#### [PROBLEM]
Copy everything in the listing below word for word, apart from any images.

#### [DATA SECTION]
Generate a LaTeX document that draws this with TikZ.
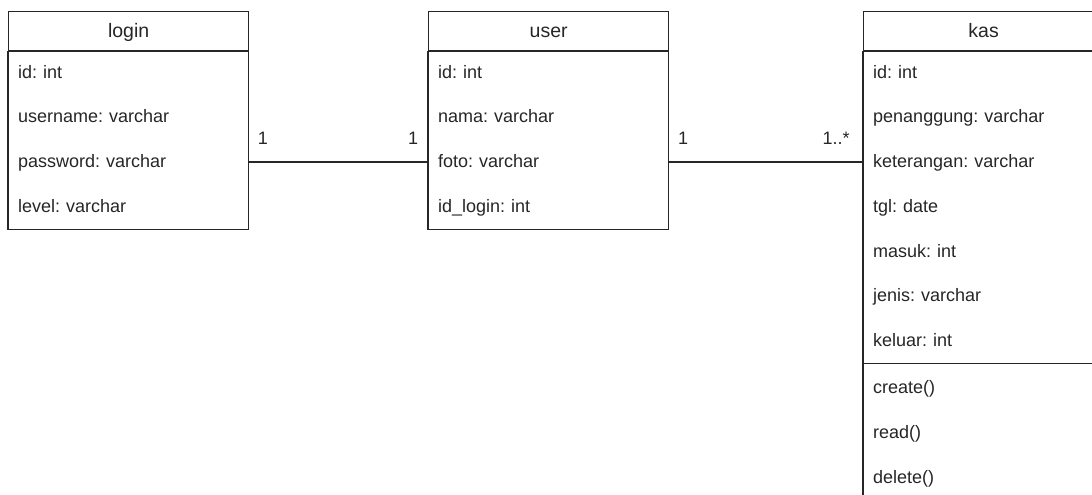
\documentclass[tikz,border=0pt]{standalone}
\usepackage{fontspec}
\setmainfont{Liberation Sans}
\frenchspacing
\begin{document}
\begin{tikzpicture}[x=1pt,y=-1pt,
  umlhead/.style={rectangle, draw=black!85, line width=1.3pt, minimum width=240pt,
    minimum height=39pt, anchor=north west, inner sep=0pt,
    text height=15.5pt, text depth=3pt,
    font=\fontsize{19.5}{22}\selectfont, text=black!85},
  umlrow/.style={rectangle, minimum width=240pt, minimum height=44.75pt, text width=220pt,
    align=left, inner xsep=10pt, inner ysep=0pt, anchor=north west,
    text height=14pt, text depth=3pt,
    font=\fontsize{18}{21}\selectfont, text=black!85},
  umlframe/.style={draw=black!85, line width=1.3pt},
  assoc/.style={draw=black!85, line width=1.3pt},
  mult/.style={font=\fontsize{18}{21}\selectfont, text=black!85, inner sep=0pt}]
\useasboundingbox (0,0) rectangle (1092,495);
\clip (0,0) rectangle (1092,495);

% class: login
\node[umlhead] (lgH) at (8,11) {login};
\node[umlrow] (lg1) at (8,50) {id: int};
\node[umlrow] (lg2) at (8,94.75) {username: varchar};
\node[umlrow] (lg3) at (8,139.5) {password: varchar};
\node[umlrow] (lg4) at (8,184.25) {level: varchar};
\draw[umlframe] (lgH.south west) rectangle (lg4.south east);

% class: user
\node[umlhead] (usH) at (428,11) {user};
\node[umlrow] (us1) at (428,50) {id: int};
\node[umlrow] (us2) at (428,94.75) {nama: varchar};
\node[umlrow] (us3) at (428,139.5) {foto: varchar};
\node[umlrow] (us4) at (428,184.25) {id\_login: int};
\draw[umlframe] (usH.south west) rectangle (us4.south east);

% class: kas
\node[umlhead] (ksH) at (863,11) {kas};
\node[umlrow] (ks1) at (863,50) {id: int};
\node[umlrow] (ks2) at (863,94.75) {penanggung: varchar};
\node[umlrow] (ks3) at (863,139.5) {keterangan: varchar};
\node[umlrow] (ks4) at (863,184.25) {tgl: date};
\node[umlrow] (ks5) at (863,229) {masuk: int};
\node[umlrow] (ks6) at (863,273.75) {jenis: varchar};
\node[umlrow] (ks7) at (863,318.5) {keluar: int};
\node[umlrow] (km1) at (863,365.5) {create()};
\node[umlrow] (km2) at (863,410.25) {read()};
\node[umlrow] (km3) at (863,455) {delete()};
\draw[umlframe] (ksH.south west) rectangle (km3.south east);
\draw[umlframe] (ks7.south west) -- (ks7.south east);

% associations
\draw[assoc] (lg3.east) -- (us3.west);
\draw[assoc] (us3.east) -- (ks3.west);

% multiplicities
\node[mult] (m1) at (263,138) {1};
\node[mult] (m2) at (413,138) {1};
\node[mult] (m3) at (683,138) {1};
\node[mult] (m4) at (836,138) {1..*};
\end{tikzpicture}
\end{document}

#### [RESPONSE]
Generate a LaTeX document that draws this with TikZ.
\documentclass[tikz,border=0pt]{standalone}
\usepackage{fontspec}
\setmainfont{Liberation Sans}
\frenchspacing
\begin{document}
\begin{tikzpicture}[x=1pt,y=-1pt,
  umlhead/.style={rectangle, draw=black!85, line width=1.3pt, minimum width=240pt,
    minimum height=39pt, anchor=north west, inner sep=0pt,
    text height=15.5pt, text depth=3pt,
    font=\fontsize{19.5}{22}\selectfont, text=black!85},
  umlrow/.style={rectangle, minimum width=240pt, minimum height=44.75pt, text width=220pt,
    align=left, inner xsep=10pt, inner ysep=0pt, anchor=north west,
    text height=14pt, text depth=3pt,
    font=\fontsize{18}{21}\selectfont, text=black!85},
  umlframe/.style={draw=black!85, line width=1.3pt},
  assoc/.style={draw=black!85, line width=1.3pt},
  mult/.style={font=\fontsize{18}{21}\selectfont, text=black!85, inner sep=0pt}]
\useasboundingbox (0,0) rectangle (1092,495);
\clip (0,0) rectangle (1092,495);

% class: login
\node[umlhead] (lgH) at (8,11) {login};
\node[umlrow] (lg1) at (8,50) {id: int};
\node[umlrow] (lg2) at (8,94.75) {username: varchar};
\node[umlrow] (lg3) at (8,139.5) {password: varchar};
\node[umlrow] (lg4) at (8,184.25) {level: varchar};
\draw[umlframe] (lgH.south west) rectangle (lg4.south east);

% class: user
\node[umlhead] (usH) at (428,11) {user};
\node[umlrow] (us1) at (428,50) {id: int};
\node[umlrow] (us2) at (428,94.75) {nama: varchar};
\node[umlrow] (us3) at (428,139.5) {foto: varchar};
\node[umlrow] (us4) at (428,184.25) {id\_login: int};
\draw[umlframe] (usH.south west) rectangle (us4.south east);

% class: kas
\node[umlhead] (ksH) at (863,11) {kas};
\node[umlrow] (ks1) at (863,50) {id: int};
\node[umlrow] (ks2) at (863,94.75) {penanggung: varchar};
\node[umlrow] (ks3) at (863,139.5) {keterangan: varchar};
\node[umlrow] (ks4) at (863,184.25) {tgl: date};
\node[umlrow] (ks5) at (863,229) {masuk: int};
\node[umlrow] (ks6) at (863,273.75) {jenis: varchar};
\node[umlrow] (ks7) at (863,318.5) {keluar: int};
\node[umlrow] (km1) at (863,365.5) {create()};
\node[umlrow] (km2) at (863,410.25) {read()};
\node[umlrow] (km3) at (863,455) {delete()};
\draw[umlframe] (ksH.south west) rectangle (km3.south east);
\draw[umlframe] (ks7.south west) -- (ks7.south east);

% associations
\draw[assoc] (lg3.east) -- (us3.west);
\draw[assoc] (us3.east) -- (ks3.west);

% multiplicities
\node[mult] (m1) at (263,138) {1};
\node[mult] (m2) at (413,138) {1};
\node[mult] (m3) at (683,138) {1};
\node[mult] (m4) at (836,138) {1..*};
\end{tikzpicture}
\end{document}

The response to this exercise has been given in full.